Produce an exact copy of all the data below, dropping every image.

— begin —

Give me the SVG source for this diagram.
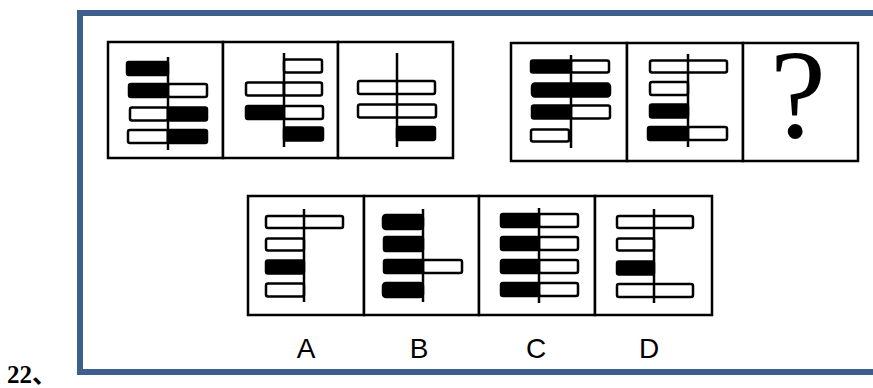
<svg xmlns="http://www.w3.org/2000/svg" width="873" height="388" viewBox="0 0 873 388">
<style>
.frame{fill:none;stroke:#3e5f8e;stroke-width:6}
.cell{fill:#fff;stroke:#000;stroke-width:2.5}
.w{fill:#fff;stroke:#000;stroke-width:2.5}
.b{fill:#000;stroke:#000;stroke-width:2.5}
.ax{stroke:#000;stroke-width:2.5;fill:none}
.lbl{font-family:"Liberation Sans",Arial,sans-serif;font-size:28px;fill:#000;text-anchor:middle}
</style>
<rect width="873" height="388" fill="#fff"/>
<rect class="frame" x="80" y="13" width="800" height="359"/>
<text x="7" y="383" font-family="'Liberation Serif','Noto Sans CJK SC',serif" font-weight="bold" font-size="25">22、</text>

<g id="panel1">
<rect class="cell" x="108" y="42" width="115" height="116"/>
<rect class="b" x="127" y="62" width="41" height="13" rx="2"/>
<rect class="b" x="129" y="84" width="39" height="13" rx="2"/>
<rect class="w" x="168" y="84" width="39" height="13" rx="2"/>
<rect class="w" x="130" y="107.5" width="38" height="13" rx="2"/>
<rect class="b" x="168" y="107.5" width="39" height="13" rx="2"/>
<rect class="w" x="128" y="130" width="40" height="13" rx="2"/>
<rect class="b" x="168" y="130" width="39" height="13" rx="2"/>
<line class="ax" x1="168" y1="57" x2="168" y2="150"/>
</g>

<g id="panel2">
<rect class="cell" x="223" y="42" width="115" height="116"/>
<rect class="w" x="284" y="59.5" width="38" height="13" rx="2"/>
<rect class="w" x="246" y="82.5" width="38" height="13" rx="2"/>
<rect class="w" x="284" y="82.5" width="38" height="13" rx="2"/>
<rect class="b" x="246" y="106" width="38" height="13" rx="2"/>
<rect class="w" x="284" y="106" width="39" height="13" rx="2"/>
<rect class="b" x="284" y="127.5" width="39" height="13" rx="2"/>
<line class="ax" x1="284" y1="53" x2="284" y2="147"/>
</g>

<g id="panel3">
<rect class="cell" x="338" y="42" width="115" height="116"/>
<rect class="w" x="358" y="81" width="77" height="13" rx="2"/>
<rect class="w" x="358" y="104.5" width="78" height="13" rx="2"/>
<rect class="b" x="397" y="127" width="38" height="13" rx="2"/>
<line class="ax" x1="397" y1="53" x2="397" y2="147"/>
</g>

<g id="panel4">
<rect class="cell" x="511" y="43" width="116" height="118"/>
<rect class="b" x="531" y="60.5" width="40" height="12" rx="2"/>
<rect class="w" x="571" y="60.5" width="38" height="12" rx="2"/>
<rect class="b" x="532" y="83.5" width="78" height="13" rx="3"/>
<rect class="b" x="532" y="105.5" width="39" height="13" rx="2"/>
<rect class="w" x="571" y="105.5" width="39" height="13" rx="2"/>
<rect class="w" x="531" y="129.5" width="38" height="12" rx="2"/>
<line class="ax" x1="571" y1="55" x2="571" y2="148"/>
</g>

<g id="panel5">
<rect class="cell" x="627" y="43" width="116" height="118"/>
<rect class="w" x="650" y="60.5" width="77" height="12" rx="2"/>
<rect class="w" x="650" y="82" width="38" height="13" rx="2"/>
<rect class="b" x="650" y="104.5" width="38" height="13" rx="2"/>
<rect class="b" x="648" y="127" width="40" height="13" rx="2"/>
<rect class="w" x="688" y="127" width="39" height="13" rx="2"/>
<line class="ax" x1="688" y1="54" x2="688" y2="147"/>
</g>

<g id="panel6">
<rect class="cell" x="743" y="43" width="115" height="118"/>
<text x="798" y="137" font-family="'Liberation Serif','Times New Roman',serif" font-size="126" text-anchor="middle">?</text>
</g>

<g id="optionA">
<rect class="cell" x="248" y="196" width="116" height="119"/>
<rect class="w" x="266" y="216" width="77" height="12" rx="2"/>
<rect class="w" x="266" y="238.5" width="38" height="12" rx="2"/>
<rect class="b" x="266" y="260.5" width="38" height="13" rx="2"/>
<rect class="w" x="266" y="283.5" width="38" height="13" rx="2"/>
<line class="ax" x1="304" y1="209" x2="304" y2="302"/>
</g>

<g id="optionB">
<rect class="cell" x="364" y="196" width="115" height="119"/>
<rect class="b" x="383" y="215" width="40" height="14" rx="3"/>
<rect class="b" x="384" y="237" width="39" height="14" rx="2"/>
<rect class="b" x="384" y="260" width="39" height="13" rx="2"/>
<rect class="w" x="423" y="260" width="39" height="13" rx="2"/>
<rect class="b" x="383" y="283" width="40" height="14" rx="3"/>
<line class="ax" x1="423" y1="209" x2="423" y2="302"/>
</g>

<g id="optionC">
<rect class="cell" x="479" y="196" width="116" height="119"/>
<rect class="b" x="501" y="214" width="38" height="13" rx="2"/>
<rect class="w" x="539" y="214" width="39" height="13" rx="2"/>
<rect class="b" x="501" y="237" width="38" height="13" rx="2"/>
<rect class="w" x="539" y="237" width="39" height="13" rx="2"/>
<rect class="b" x="501" y="260" width="38" height="13" rx="2"/>
<rect class="w" x="539" y="260" width="39" height="13" rx="2"/>
<rect class="b" x="501" y="283" width="38" height="13" rx="2"/>
<rect class="w" x="539" y="283" width="39" height="13" rx="2"/>
<line class="ax" x1="539" y1="208" x2="539" y2="303"/>
</g>

<g id="optionD">
<rect class="cell" x="595" y="196" width="117" height="119"/>
<rect class="w" x="617" y="216" width="76" height="12" rx="2"/>
<rect class="w" x="617" y="238.5" width="37" height="12" rx="2"/>
<rect class="b" x="617" y="261.5" width="37" height="13" rx="2"/>
<rect class="w" x="617" y="284" width="76" height="13" rx="2"/>
<line class="ax" x1="654" y1="209" x2="654" y2="303"/>
</g>

<g id="labels">
<text class="lbl" x="306" y="358">A</text>
<text class="lbl" x="419" y="358">B</text>
<text class="lbl" x="536" y="358">C</text>
<text class="lbl" x="649" y="358">D</text>
</g>
</svg>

— end —

**Result of the task:**
Give me the SVG source for this diagram.
<svg xmlns="http://www.w3.org/2000/svg" width="873" height="388" viewBox="0 0 873 388">
<style>
.frame{fill:none;stroke:#3e5f8e;stroke-width:6}
.cell{fill:#fff;stroke:#000;stroke-width:2.5}
.w{fill:#fff;stroke:#000;stroke-width:2.5}
.b{fill:#000;stroke:#000;stroke-width:2.5}
.ax{stroke:#000;stroke-width:2.5;fill:none}
.lbl{font-family:"Liberation Sans",Arial,sans-serif;font-size:28px;fill:#000;text-anchor:middle}
</style>
<rect width="873" height="388" fill="#fff"/>
<rect class="frame" x="80" y="13" width="800" height="359"/>
<text x="7" y="383" font-family="'Liberation Serif','Noto Sans CJK SC',serif" font-weight="bold" font-size="25">22、</text>

<g id="panel1">
<rect class="cell" x="108" y="42" width="115" height="116"/>
<rect class="b" x="127" y="62" width="41" height="13" rx="2"/>
<rect class="b" x="129" y="84" width="39" height="13" rx="2"/>
<rect class="w" x="168" y="84" width="39" height="13" rx="2"/>
<rect class="w" x="130" y="107.5" width="38" height="13" rx="2"/>
<rect class="b" x="168" y="107.5" width="39" height="13" rx="2"/>
<rect class="w" x="128" y="130" width="40" height="13" rx="2"/>
<rect class="b" x="168" y="130" width="39" height="13" rx="2"/>
<line class="ax" x1="168" y1="57" x2="168" y2="150"/>
</g>

<g id="panel2">
<rect class="cell" x="223" y="42" width="115" height="116"/>
<rect class="w" x="284" y="59.5" width="38" height="13" rx="2"/>
<rect class="w" x="246" y="82.5" width="38" height="13" rx="2"/>
<rect class="w" x="284" y="82.5" width="38" height="13" rx="2"/>
<rect class="b" x="246" y="106" width="38" height="13" rx="2"/>
<rect class="w" x="284" y="106" width="39" height="13" rx="2"/>
<rect class="b" x="284" y="127.5" width="39" height="13" rx="2"/>
<line class="ax" x1="284" y1="53" x2="284" y2="147"/>
</g>

<g id="panel3">
<rect class="cell" x="338" y="42" width="115" height="116"/>
<rect class="w" x="358" y="81" width="77" height="13" rx="2"/>
<rect class="w" x="358" y="104.5" width="78" height="13" rx="2"/>
<rect class="b" x="397" y="127" width="38" height="13" rx="2"/>
<line class="ax" x1="397" y1="53" x2="397" y2="147"/>
</g>

<g id="panel4">
<rect class="cell" x="511" y="43" width="116" height="118"/>
<rect class="b" x="531" y="60.5" width="40" height="12" rx="2"/>
<rect class="w" x="571" y="60.5" width="38" height="12" rx="2"/>
<rect class="b" x="532" y="83.5" width="78" height="13" rx="3"/>
<rect class="b" x="532" y="105.5" width="39" height="13" rx="2"/>
<rect class="w" x="571" y="105.5" width="39" height="13" rx="2"/>
<rect class="w" x="531" y="129.5" width="38" height="12" rx="2"/>
<line class="ax" x1="571" y1="55" x2="571" y2="148"/>
</g>

<g id="panel5">
<rect class="cell" x="627" y="43" width="116" height="118"/>
<rect class="w" x="650" y="60.5" width="77" height="12" rx="2"/>
<rect class="w" x="650" y="82" width="38" height="13" rx="2"/>
<rect class="b" x="650" y="104.5" width="38" height="13" rx="2"/>
<rect class="b" x="648" y="127" width="40" height="13" rx="2"/>
<rect class="w" x="688" y="127" width="39" height="13" rx="2"/>
<line class="ax" x1="688" y1="54" x2="688" y2="147"/>
</g>

<g id="panel6">
<rect class="cell" x="743" y="43" width="115" height="118"/>
<text x="798" y="137" font-family="'Liberation Serif','Times New Roman',serif" font-size="126" text-anchor="middle">?</text>
</g>

<g id="optionA">
<rect class="cell" x="248" y="196" width="116" height="119"/>
<rect class="w" x="266" y="216" width="77" height="12" rx="2"/>
<rect class="w" x="266" y="238.5" width="38" height="12" rx="2"/>
<rect class="b" x="266" y="260.5" width="38" height="13" rx="2"/>
<rect class="w" x="266" y="283.5" width="38" height="13" rx="2"/>
<line class="ax" x1="304" y1="209" x2="304" y2="302"/>
</g>

<g id="optionB">
<rect class="cell" x="364" y="196" width="115" height="119"/>
<rect class="b" x="383" y="215" width="40" height="14" rx="3"/>
<rect class="b" x="384" y="237" width="39" height="14" rx="2"/>
<rect class="b" x="384" y="260" width="39" height="13" rx="2"/>
<rect class="w" x="423" y="260" width="39" height="13" rx="2"/>
<rect class="b" x="383" y="283" width="40" height="14" rx="3"/>
<line class="ax" x1="423" y1="209" x2="423" y2="302"/>
</g>

<g id="optionC">
<rect class="cell" x="479" y="196" width="116" height="119"/>
<rect class="b" x="501" y="214" width="38" height="13" rx="2"/>
<rect class="w" x="539" y="214" width="39" height="13" rx="2"/>
<rect class="b" x="501" y="237" width="38" height="13" rx="2"/>
<rect class="w" x="539" y="237" width="39" height="13" rx="2"/>
<rect class="b" x="501" y="260" width="38" height="13" rx="2"/>
<rect class="w" x="539" y="260" width="39" height="13" rx="2"/>
<rect class="b" x="501" y="283" width="38" height="13" rx="2"/>
<rect class="w" x="539" y="283" width="39" height="13" rx="2"/>
<line class="ax" x1="539" y1="208" x2="539" y2="303"/>
</g>

<g id="optionD">
<rect class="cell" x="595" y="196" width="117" height="119"/>
<rect class="w" x="617" y="216" width="76" height="12" rx="2"/>
<rect class="w" x="617" y="238.5" width="37" height="12" rx="2"/>
<rect class="b" x="617" y="261.5" width="37" height="13" rx="2"/>
<rect class="w" x="617" y="284" width="76" height="13" rx="2"/>
<line class="ax" x1="654" y1="209" x2="654" y2="303"/>
</g>

<g id="labels">
<text class="lbl" x="306" y="358">A</text>
<text class="lbl" x="419" y="358">B</text>
<text class="lbl" x="536" y="358">C</text>
<text class="lbl" x="649" y="358">D</text>
</g>
</svg>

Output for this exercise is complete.